For working with hardware you need in addition to the above,
a toolchain which supports your board/target.
This project includes two boards/targets from
Xilinx so to build the FPGA bitstreams yourself
you have to install [Xilinx Vivado](https://www.xilinx.com/products/design-tools/vivado.html).

*Note: Prebuilt bitstreams for included targets are provided.*

## Overview

The main purpose of implementing an eBPF CPU in hardware is
the same as that of the original cBPF: processing network
packets.

By attaching a hBPF CPU directly to a network PHY/MAC a form
of a [smart NIC](https://blog.mellanox.com/2018/08/defining-smartnic/) could be created.
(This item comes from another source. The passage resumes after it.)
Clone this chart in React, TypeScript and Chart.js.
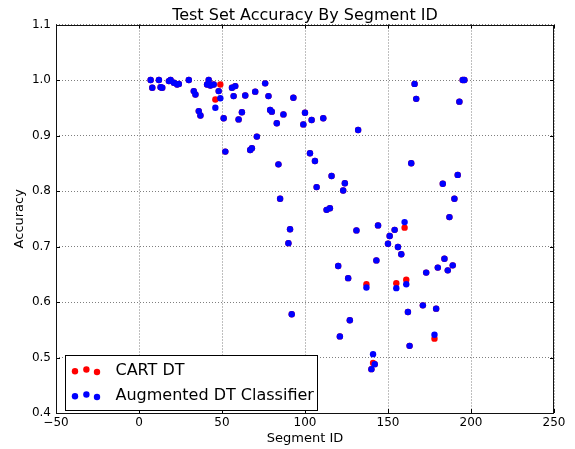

Such a NIC is capable
to perform tasks on packets offloaded by the host CPU for
performance reasons.

But a hBPF CPU has most necessary features so it can even be
used standalone as a simple microcontroller.

The following picture shows an overview of how hBPF can be
used.

![hBPF overview](doc/images/hbpf-overview.png)

hBPF is implemented using the [LiteX](https://github.com/enjoy-digital/litex)
SoC builder framework. LiteX itself is based on [Migen](https://github.com/m-labs/migen), a toolbox to create FPGA designs in Python3.

![hBPF CPU](doc/images/cpu.png)

The hBPF CPU has access to separated program- and data-memory
([Harvard architecture](https://en.wikipedia.org/wiki/Harvard_architecture)).
Data-memory (8-Bit) holds network
packets (defaults to 2048 bytes) which are processed based on the
instructions in program memory (64-Bit, defaults to 1024 bytes).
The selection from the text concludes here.